CBS attracted the most viewers in the fifth week of the new TV season, making it five weeks in a row that it has done so, a feat no network had accomplished in five years. NBC copped the the most watched Sunday football game ever. But ABC finally coughed up answers for fans of some of its new series. ABC wins.

Here's a look at the week's victories and tough breaks:


"Better With You." This show about a hot young preggers chick, her older uptight sister and their bickering parents averaged under 7 million viewers last Wednesday, accomplishing the near impossible: it made its lead-in, "The Middle," look successful with its 8.5 million fans. ABC ordered a full season -- how could it not? Besides, "Better With You" is not ABC's least watched show Wednesday night (see "The Whole Truth" below).

"No Ordinary Family." Michael Chiklis is patriarch of a family that sprouts superpowers after an accidental dip in the Amazon, and last week around 7 million people were buying into it -- not bad considering it's a new drama series trying to self-start at 8 p.m. Tuesdays opposite the country's most watched series -- which, no, was not "Dancing With the Stars" (19.3 million viewers) last week, but rather CBS's "NCIS" (19.4 million).
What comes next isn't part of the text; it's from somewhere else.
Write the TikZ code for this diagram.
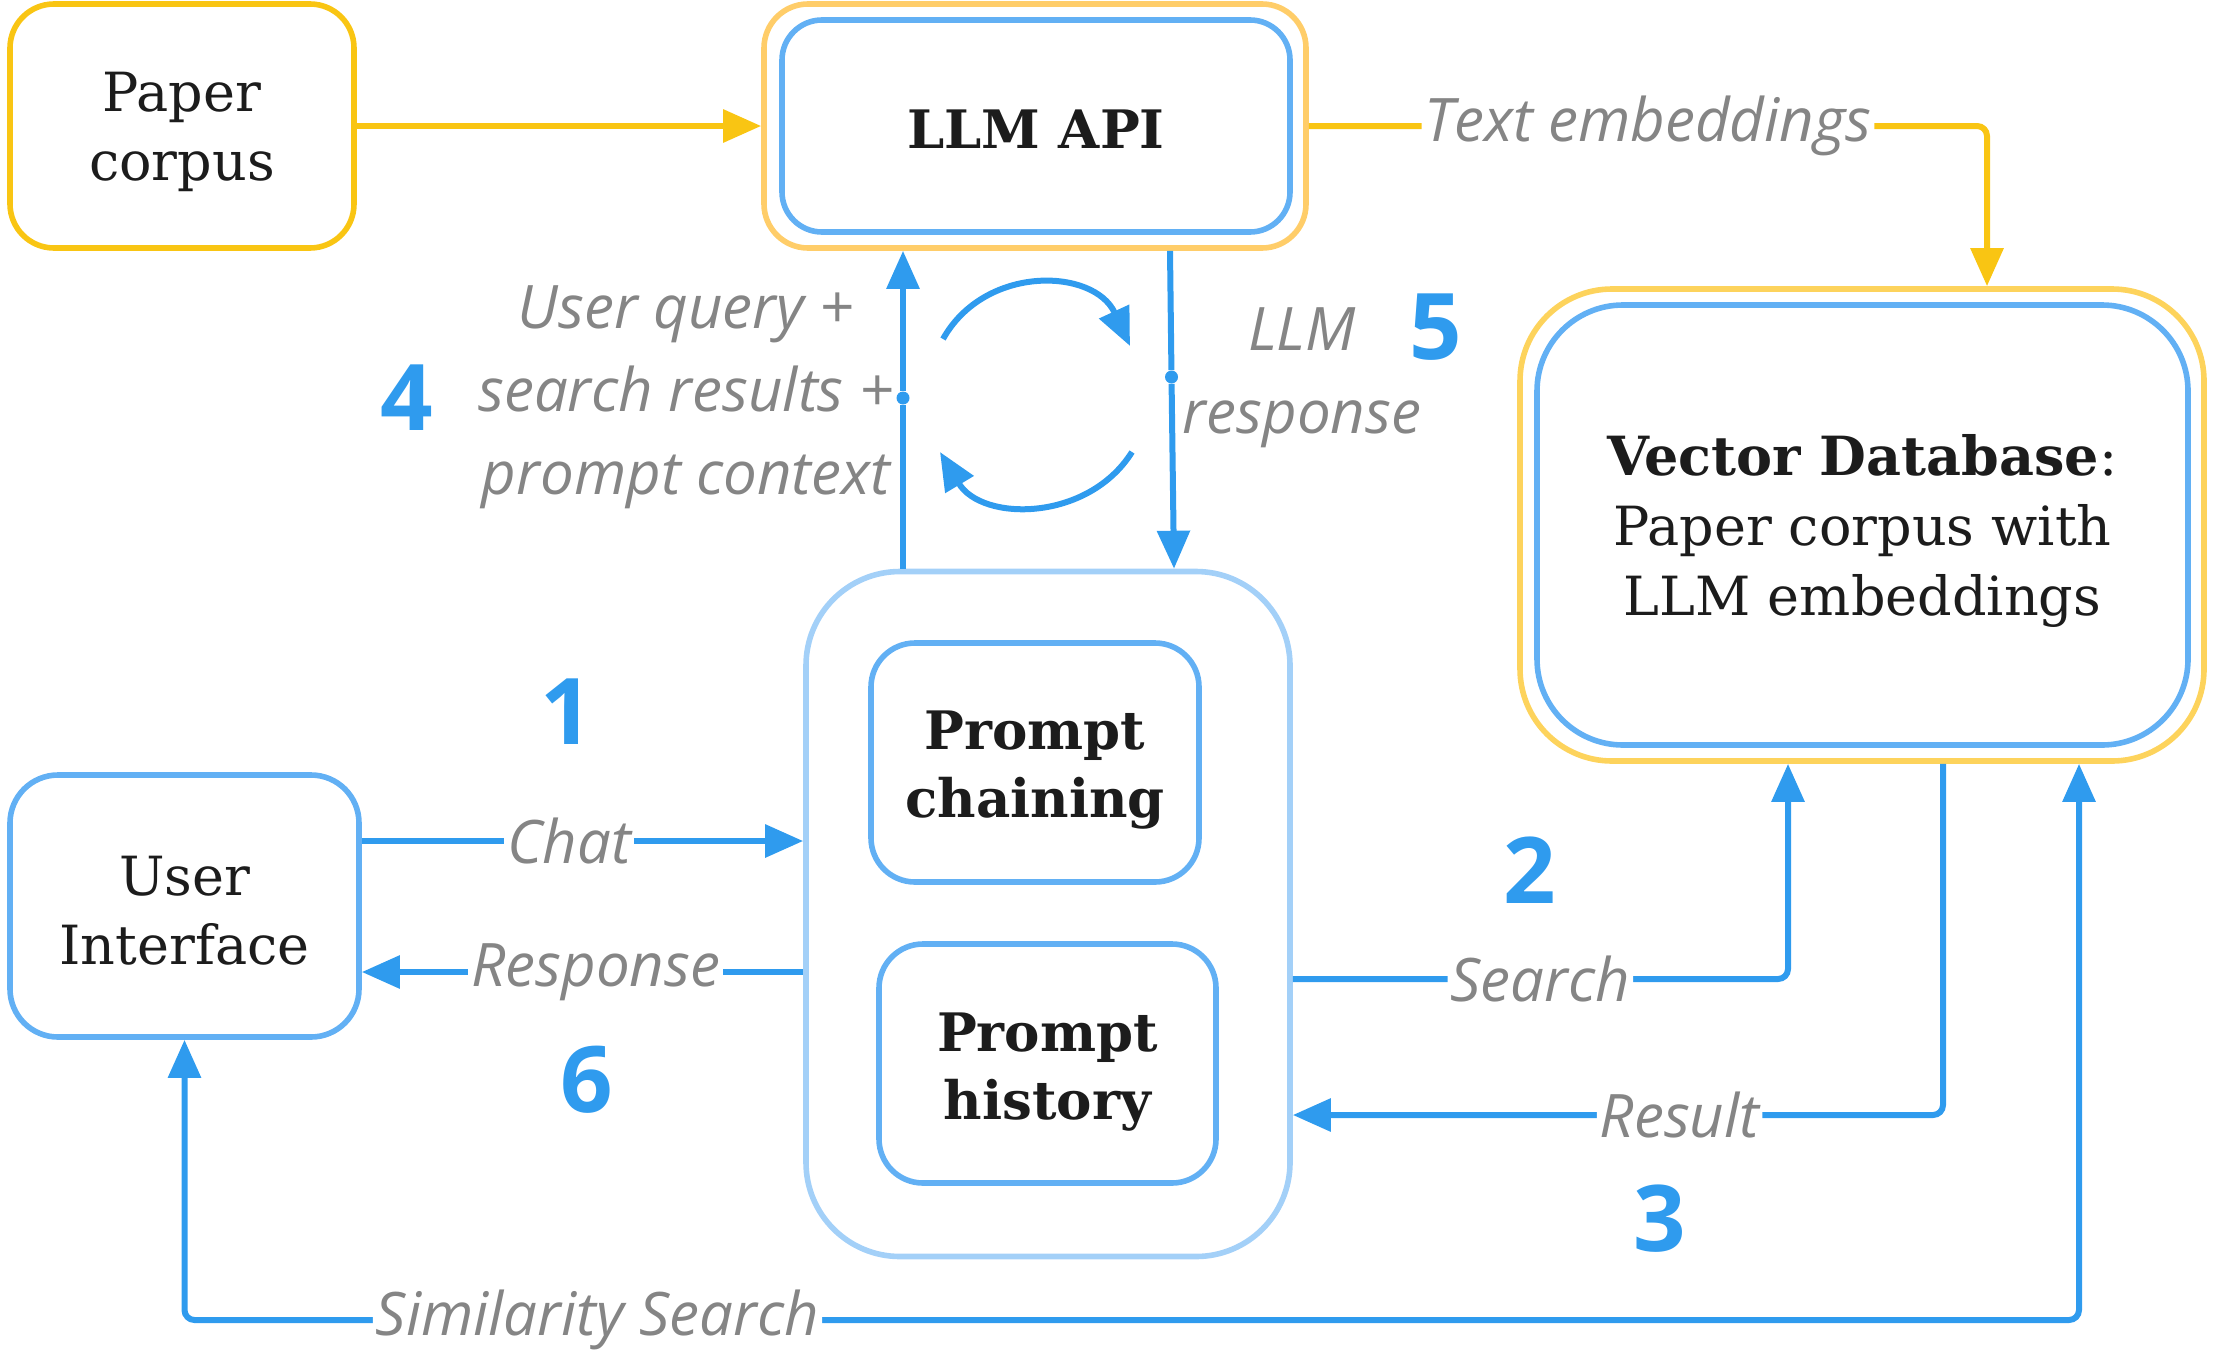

Vikings-Packers game. Vikings QB Brett Favre's return to Green Bay (in a 28-24 loss) was catnip for nearly 26 million football fans last Sunday, which means it deposed this season's "Sunday Night Football" Redskins-Cowboys game (25 million) to become the most watched "SNF" game ever.


"The Whole Truth." Turns out Jack Nicholson was right -- people can't handle "The Whole Truth." Or, at least, last Wednesday only 4.5 million people could. So ABC will not order more episodes of its new Jerry Bruckheimer legal drama starring Rob Morrow and Maura Tierney.

"The City." Will Whitney Port have to go find a real job? "The Hills" spinoff star's MTV show is not being brought back for a third season, the network told the star, who naturally turned around and told syndicated radio host Ryan Seacrest. MTV is replacing Port with another model: Her "Hills" co-star Lauren Conrad has started work on a new reality soap for the basic cable network.